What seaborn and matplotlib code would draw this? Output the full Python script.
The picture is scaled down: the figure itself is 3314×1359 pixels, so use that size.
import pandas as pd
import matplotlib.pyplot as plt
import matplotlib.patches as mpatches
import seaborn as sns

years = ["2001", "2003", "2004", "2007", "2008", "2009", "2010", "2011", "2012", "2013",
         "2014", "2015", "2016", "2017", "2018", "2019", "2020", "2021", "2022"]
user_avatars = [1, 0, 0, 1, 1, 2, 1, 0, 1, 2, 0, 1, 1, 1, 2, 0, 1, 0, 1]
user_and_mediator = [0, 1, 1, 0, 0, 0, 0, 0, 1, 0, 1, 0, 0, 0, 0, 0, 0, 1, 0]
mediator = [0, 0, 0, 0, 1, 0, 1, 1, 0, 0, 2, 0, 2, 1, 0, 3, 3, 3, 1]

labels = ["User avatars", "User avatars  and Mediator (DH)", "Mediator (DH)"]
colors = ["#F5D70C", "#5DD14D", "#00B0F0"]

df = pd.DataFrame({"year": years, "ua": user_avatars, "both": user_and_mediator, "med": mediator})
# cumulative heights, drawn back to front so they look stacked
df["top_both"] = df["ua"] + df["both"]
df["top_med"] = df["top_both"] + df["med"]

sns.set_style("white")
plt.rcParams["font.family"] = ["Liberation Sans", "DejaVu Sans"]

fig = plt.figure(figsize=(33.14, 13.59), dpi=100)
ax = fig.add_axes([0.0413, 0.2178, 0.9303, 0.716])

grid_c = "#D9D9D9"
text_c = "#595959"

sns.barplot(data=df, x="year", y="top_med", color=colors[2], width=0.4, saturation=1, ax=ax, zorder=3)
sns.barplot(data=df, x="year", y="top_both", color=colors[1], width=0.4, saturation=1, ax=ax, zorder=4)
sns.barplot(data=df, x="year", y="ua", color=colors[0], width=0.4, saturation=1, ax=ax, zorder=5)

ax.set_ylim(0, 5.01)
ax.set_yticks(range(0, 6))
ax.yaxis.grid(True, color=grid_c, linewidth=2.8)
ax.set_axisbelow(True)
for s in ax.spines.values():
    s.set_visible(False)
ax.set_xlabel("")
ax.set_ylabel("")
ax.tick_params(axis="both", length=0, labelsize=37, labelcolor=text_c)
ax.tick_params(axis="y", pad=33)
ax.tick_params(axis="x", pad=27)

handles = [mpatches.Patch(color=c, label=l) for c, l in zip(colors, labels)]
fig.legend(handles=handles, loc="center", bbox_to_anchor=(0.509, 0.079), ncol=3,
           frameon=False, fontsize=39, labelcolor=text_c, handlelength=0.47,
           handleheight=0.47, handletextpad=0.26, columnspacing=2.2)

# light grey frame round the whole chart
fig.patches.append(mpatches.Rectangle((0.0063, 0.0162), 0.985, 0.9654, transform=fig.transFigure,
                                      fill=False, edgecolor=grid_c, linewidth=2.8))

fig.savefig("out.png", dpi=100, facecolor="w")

*-*-*

## Required work
Extract each line of the material exactly as it stands.

## Complete response
What seaborn and matplotlib code would draw this? Output the full Python script.
The picture is scaled down: the figure itself is 3314×1359 pixels, so use that size.
import pandas as pd
import matplotlib.pyplot as plt
import matplotlib.patches as mpatches
import seaborn as sns

years = ["2001", "2003", "2004", "2007", "2008", "2009", "2010", "2011", "2012", "2013",
         "2014", "2015", "2016", "2017", "2018", "2019", "2020", "2021", "2022"]
user_avatars = [1, 0, 0, 1, 1, 2, 1, 0, 1, 2, 0, 1, 1, 1, 2, 0, 1, 0, 1]
user_and_mediator = [0, 1, 1, 0, 0, 0, 0, 0, 1, 0, 1, 0, 0, 0, 0, 0, 0, 1, 0]
mediator = [0, 0, 0, 0, 1, 0, 1, 1, 0, 0, 2, 0, 2, 1, 0, 3, 3, 3, 1]

labels = ["User avatars", "User avatars  and Mediator (DH)", "Mediator (DH)"]
colors = ["#F5D70C", "#5DD14D", "#00B0F0"]

df = pd.DataFrame({"year": years, "ua": user_avatars, "both": user_and_mediator, "med": mediator})
# cumulative heights, drawn back to front so they look stacked
df["top_both"] = df["ua"] + df["both"]
df["top_med"] = df["top_both"] + df["med"]

sns.set_style("white")
plt.rcParams["font.family"] = ["Liberation Sans", "DejaVu Sans"]

fig = plt.figure(figsize=(33.14, 13.59), dpi=100)
ax = fig.add_axes([0.0413, 0.2178, 0.9303, 0.716])

grid_c = "#D9D9D9"
text_c = "#595959"

sns.barplot(data=df, x="year", y="top_med", color=colors[2], width=0.4, saturation=1, ax=ax, zorder=3)
sns.barplot(data=df, x="year", y="top_both", color=colors[1], width=0.4, saturation=1, ax=ax, zorder=4)
sns.barplot(data=df, x="year", y="ua", color=colors[0], width=0.4, saturation=1, ax=ax, zorder=5)

ax.set_ylim(0, 5.01)
ax.set_yticks(range(0, 6))
ax.yaxis.grid(True, color=grid_c, linewidth=2.8)
ax.set_axisbelow(True)
for s in ax.spines.values():
    s.set_visible(False)
ax.set_xlabel("")
ax.set_ylabel("")
ax.tick_params(axis="both", length=0, labelsize=37, labelcolor=text_c)
ax.tick_params(axis="y", pad=33)
ax.tick_params(axis="x", pad=27)

handles = [mpatches.Patch(color=c, label=l) for c, l in zip(colors, labels)]
fig.legend(handles=handles, loc="center", bbox_to_anchor=(0.509, 0.079), ncol=3,
           frameon=False, fontsize=39, labelcolor=text_c, handlelength=0.47,
           handleheight=0.47, handletextpad=0.26, columnspacing=2.2)

# light grey frame round the whole chart
fig.patches.append(mpatches.Rectangle((0.0063, 0.0162), 0.985, 0.9654, transform=fig.transFigure,
                                      fill=False, edgecolor=grid_c, linewidth=2.8))

fig.savefig("out.png", dpi=100, facecolor="w")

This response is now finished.